— BEGIN GIVEN DATA —
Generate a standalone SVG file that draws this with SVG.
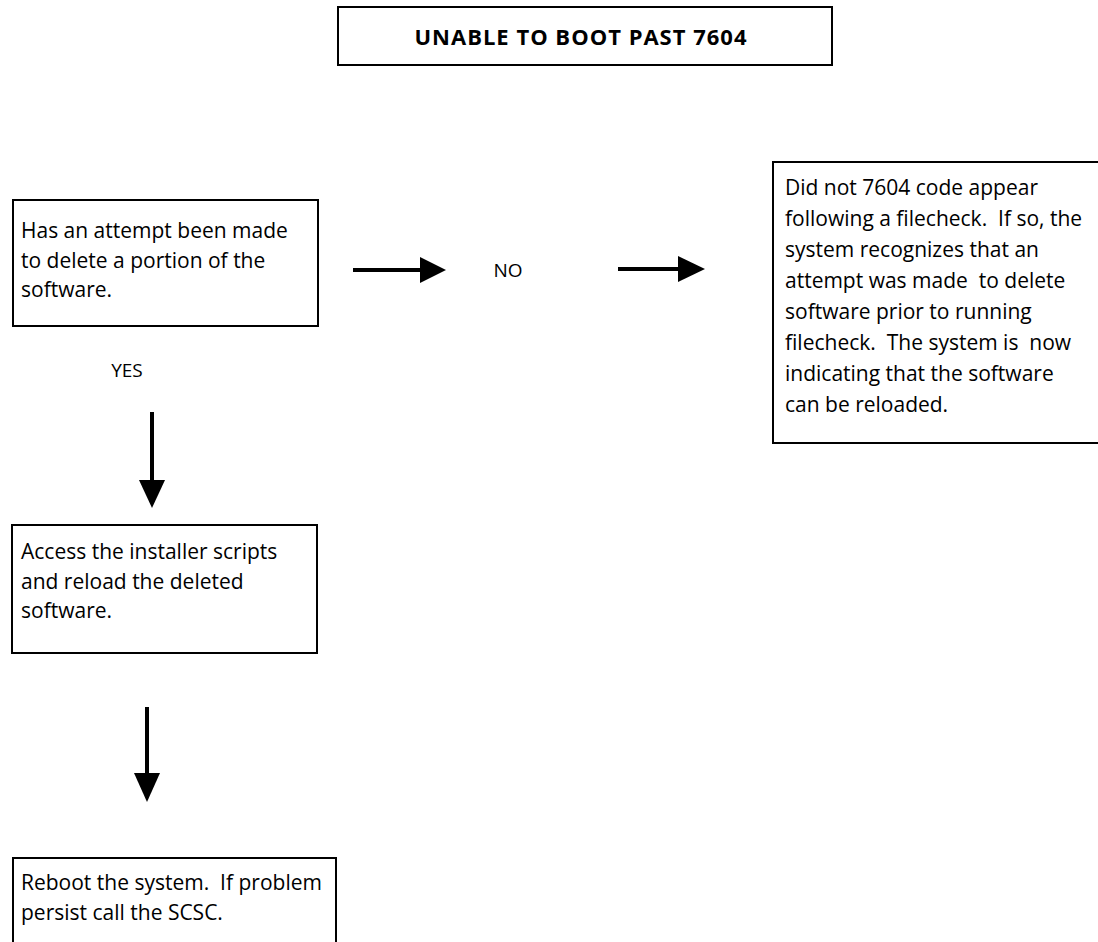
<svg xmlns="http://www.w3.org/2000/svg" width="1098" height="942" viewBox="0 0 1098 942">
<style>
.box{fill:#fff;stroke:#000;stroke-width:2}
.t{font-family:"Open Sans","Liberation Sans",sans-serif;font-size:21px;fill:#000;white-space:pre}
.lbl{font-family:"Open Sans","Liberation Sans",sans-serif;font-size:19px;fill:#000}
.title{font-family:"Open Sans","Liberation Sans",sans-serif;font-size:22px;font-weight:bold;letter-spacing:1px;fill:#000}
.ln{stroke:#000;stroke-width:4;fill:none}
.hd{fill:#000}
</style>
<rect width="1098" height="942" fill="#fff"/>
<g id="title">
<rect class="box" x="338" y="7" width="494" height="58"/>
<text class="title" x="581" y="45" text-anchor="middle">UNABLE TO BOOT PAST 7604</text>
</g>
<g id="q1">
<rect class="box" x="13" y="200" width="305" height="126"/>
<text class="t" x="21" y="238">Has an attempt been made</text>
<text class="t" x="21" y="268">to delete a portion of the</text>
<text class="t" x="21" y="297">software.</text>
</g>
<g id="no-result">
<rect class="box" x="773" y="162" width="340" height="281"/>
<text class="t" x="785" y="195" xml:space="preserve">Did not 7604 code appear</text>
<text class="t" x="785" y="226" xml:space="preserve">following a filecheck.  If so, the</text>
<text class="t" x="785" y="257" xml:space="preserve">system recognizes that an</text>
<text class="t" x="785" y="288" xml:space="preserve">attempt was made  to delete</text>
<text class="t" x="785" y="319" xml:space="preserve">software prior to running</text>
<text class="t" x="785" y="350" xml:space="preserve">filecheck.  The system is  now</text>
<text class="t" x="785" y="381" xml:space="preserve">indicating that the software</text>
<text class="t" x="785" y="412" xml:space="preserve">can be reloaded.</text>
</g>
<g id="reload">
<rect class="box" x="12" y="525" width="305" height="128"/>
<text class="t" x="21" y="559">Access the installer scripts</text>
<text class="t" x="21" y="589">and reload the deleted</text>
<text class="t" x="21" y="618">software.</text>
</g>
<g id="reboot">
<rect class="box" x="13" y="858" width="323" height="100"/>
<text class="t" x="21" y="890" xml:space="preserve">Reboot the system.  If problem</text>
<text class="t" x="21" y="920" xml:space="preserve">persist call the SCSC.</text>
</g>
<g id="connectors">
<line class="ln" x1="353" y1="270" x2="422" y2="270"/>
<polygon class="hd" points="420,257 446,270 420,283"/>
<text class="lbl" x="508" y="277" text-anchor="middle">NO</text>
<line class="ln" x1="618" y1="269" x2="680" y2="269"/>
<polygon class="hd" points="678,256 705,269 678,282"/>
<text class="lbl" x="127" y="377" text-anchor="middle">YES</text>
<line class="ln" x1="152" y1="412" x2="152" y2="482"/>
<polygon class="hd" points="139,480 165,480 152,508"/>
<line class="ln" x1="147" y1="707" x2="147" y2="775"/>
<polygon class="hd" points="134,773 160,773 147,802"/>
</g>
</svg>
— END GIVEN DATA —
— BEGIN GIVEN DATA —
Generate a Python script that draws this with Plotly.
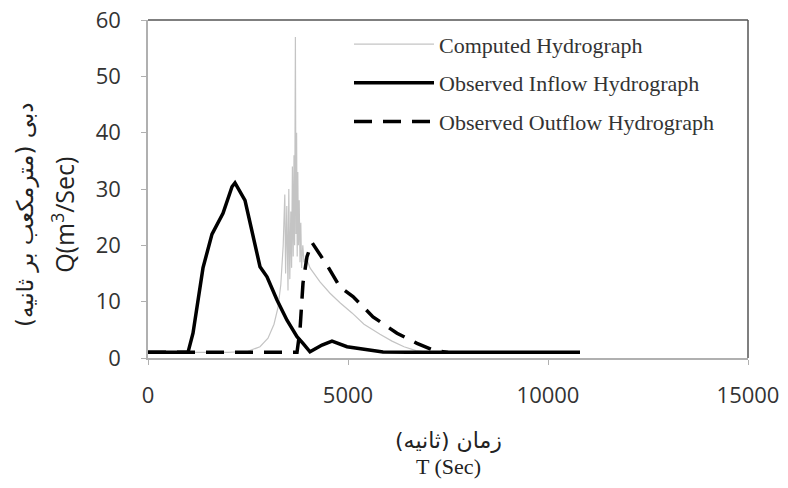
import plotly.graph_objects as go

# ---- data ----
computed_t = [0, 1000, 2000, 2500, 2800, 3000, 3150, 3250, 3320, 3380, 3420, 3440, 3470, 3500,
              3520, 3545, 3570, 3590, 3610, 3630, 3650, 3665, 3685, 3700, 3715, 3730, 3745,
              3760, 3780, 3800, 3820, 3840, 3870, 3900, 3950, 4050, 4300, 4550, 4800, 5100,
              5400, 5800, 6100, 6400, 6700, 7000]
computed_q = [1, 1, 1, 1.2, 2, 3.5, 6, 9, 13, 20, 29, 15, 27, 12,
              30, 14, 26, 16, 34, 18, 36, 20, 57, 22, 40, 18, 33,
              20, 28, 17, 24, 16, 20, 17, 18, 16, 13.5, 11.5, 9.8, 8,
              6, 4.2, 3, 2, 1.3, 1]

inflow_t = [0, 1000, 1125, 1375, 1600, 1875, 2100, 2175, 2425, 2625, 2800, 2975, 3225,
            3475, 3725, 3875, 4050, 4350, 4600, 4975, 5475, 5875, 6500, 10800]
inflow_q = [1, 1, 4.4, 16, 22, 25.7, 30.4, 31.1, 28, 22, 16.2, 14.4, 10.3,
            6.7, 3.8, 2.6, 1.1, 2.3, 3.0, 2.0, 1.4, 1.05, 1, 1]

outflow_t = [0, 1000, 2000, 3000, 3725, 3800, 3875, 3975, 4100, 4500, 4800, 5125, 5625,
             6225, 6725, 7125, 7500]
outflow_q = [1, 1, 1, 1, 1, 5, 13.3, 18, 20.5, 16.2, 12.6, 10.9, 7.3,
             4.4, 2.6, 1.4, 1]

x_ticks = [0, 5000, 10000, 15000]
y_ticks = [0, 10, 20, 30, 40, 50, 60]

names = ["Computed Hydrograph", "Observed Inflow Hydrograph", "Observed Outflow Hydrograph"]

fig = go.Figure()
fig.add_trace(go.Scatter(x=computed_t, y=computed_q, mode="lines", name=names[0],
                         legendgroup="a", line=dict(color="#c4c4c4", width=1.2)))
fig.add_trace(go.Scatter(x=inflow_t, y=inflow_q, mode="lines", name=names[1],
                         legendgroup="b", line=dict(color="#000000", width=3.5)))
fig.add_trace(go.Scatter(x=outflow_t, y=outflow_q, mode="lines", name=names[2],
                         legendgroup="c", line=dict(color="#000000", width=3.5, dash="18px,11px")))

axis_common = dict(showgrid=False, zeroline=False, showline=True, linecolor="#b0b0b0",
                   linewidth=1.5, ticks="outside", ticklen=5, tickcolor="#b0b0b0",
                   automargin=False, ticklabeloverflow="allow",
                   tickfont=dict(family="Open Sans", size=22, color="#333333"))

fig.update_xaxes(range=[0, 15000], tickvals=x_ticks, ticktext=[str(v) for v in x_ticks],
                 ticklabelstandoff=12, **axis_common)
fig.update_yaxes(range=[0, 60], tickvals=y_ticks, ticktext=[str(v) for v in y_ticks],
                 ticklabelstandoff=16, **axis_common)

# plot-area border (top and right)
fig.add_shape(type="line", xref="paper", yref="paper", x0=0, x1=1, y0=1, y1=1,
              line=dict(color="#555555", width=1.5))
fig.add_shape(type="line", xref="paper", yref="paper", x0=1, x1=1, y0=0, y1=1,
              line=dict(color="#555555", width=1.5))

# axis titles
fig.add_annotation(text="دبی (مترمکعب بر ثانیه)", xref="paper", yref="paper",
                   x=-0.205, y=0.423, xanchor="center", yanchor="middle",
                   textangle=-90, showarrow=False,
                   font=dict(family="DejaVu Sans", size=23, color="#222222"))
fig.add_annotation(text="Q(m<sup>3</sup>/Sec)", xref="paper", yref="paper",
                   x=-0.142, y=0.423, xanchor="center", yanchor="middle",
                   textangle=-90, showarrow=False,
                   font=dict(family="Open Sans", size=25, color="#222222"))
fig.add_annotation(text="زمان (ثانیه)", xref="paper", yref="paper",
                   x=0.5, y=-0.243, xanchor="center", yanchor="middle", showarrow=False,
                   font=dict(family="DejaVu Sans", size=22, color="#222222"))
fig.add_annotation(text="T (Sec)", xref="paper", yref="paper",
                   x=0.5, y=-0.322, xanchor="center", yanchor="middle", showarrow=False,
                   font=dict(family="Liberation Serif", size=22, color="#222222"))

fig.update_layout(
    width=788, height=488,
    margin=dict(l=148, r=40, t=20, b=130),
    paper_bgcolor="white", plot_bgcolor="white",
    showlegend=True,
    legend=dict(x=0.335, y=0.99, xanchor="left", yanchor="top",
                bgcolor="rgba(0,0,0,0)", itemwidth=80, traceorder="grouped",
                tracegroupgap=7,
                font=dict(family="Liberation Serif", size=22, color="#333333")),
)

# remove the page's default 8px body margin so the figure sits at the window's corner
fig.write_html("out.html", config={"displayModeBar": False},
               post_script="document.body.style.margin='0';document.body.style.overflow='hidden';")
— END GIVEN DATA —
— BEGIN GIVEN DATA —
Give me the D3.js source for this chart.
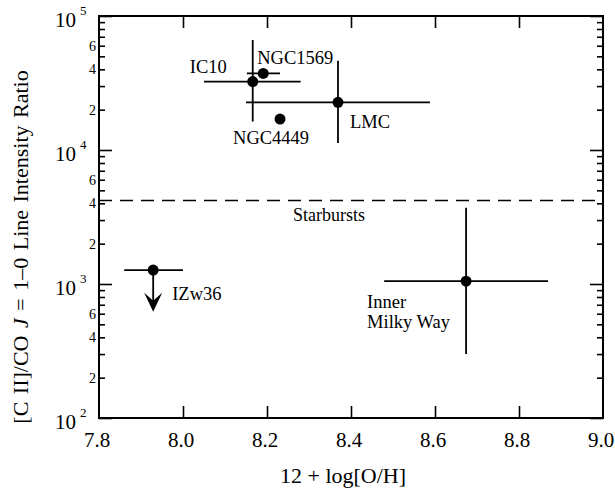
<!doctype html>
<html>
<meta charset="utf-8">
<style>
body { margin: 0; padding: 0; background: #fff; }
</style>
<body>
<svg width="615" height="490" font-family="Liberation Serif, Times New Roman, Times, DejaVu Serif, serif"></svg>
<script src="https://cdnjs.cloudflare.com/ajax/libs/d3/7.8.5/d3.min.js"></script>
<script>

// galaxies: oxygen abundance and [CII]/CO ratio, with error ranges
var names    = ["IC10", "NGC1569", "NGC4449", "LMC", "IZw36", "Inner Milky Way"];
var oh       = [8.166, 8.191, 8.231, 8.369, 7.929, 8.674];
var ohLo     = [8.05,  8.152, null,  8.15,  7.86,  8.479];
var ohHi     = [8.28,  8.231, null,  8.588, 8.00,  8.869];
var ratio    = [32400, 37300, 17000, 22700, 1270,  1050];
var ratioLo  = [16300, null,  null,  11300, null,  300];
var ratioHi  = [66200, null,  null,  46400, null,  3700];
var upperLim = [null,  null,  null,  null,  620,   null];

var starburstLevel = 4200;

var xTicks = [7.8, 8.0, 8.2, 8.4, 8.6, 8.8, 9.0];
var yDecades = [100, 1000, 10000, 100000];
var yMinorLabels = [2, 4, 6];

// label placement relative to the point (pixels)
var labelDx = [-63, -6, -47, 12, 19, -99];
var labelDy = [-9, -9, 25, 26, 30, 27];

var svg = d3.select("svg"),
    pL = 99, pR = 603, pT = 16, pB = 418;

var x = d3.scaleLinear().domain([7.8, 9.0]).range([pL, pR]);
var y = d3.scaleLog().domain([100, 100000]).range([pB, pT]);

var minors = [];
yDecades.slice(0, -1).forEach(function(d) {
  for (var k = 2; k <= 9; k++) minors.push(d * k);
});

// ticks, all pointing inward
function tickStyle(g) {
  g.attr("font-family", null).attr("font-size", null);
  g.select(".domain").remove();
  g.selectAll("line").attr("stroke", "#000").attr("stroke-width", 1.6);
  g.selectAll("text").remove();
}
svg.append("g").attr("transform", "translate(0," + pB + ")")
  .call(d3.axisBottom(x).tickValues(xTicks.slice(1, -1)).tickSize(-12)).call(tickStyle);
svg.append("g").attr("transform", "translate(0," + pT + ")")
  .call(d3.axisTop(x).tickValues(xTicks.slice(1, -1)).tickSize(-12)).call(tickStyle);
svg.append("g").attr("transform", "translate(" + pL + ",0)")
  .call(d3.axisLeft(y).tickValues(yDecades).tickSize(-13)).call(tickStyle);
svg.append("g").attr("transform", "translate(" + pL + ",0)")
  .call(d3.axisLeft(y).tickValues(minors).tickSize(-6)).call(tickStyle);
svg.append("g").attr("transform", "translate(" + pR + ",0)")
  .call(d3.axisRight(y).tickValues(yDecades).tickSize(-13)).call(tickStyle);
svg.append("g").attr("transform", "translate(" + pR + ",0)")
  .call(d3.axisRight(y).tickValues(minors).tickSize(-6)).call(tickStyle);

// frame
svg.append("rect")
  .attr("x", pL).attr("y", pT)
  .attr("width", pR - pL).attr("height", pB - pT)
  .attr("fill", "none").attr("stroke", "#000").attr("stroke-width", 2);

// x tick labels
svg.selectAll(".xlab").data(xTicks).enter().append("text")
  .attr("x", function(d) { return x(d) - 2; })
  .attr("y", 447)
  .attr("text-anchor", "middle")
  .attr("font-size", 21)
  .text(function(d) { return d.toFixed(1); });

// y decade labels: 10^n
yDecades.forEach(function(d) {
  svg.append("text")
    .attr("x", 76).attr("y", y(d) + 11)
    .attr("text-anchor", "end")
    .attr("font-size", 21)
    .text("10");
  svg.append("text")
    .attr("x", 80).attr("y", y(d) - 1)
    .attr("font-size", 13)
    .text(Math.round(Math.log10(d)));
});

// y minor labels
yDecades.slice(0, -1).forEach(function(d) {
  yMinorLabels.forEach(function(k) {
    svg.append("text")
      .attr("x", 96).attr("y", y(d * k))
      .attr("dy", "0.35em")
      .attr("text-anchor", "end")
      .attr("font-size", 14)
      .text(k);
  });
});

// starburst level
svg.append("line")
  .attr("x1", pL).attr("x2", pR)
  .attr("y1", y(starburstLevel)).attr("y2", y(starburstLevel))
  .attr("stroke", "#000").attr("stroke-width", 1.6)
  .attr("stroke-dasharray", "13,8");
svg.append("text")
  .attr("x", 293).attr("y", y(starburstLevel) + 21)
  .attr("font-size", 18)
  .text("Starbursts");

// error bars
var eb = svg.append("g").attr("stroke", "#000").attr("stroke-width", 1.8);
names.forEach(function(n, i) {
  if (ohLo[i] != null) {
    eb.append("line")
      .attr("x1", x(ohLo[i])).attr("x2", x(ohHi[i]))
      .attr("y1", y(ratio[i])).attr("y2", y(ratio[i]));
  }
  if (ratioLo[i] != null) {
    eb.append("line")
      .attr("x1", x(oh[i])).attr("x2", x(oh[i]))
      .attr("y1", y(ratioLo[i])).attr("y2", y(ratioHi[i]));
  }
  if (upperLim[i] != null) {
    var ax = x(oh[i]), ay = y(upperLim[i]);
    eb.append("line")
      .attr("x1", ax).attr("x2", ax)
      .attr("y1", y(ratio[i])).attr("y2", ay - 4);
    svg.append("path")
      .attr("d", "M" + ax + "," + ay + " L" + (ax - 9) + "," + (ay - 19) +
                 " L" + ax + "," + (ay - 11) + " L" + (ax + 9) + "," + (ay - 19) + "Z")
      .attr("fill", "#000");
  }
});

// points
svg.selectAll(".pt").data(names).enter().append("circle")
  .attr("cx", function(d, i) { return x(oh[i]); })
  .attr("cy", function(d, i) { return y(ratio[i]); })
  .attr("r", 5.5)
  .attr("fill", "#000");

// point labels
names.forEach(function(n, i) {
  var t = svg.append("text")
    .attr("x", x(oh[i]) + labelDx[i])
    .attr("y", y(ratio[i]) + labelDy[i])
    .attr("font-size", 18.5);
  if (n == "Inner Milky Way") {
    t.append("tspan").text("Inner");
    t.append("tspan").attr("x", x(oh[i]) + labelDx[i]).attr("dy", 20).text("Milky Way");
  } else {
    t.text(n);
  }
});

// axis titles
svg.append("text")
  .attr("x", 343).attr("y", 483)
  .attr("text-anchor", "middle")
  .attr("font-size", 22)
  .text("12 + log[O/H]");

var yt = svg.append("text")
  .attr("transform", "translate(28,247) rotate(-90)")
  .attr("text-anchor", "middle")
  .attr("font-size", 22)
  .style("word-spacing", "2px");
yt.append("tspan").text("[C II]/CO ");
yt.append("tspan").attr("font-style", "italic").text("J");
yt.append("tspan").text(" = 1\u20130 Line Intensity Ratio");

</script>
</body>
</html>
— END GIVEN DATA —
*EXERCISE REQUIREMENTS:* Only the stretch from the line with "Generate a Python" through the line with "import plotly.graph_objects as go" should be copied, exactly and with both ends. Drop the pictures.

*WRITTEN REPLY:*
Generate a Python script that draws this with Plotly.
import plotly.graph_objects as go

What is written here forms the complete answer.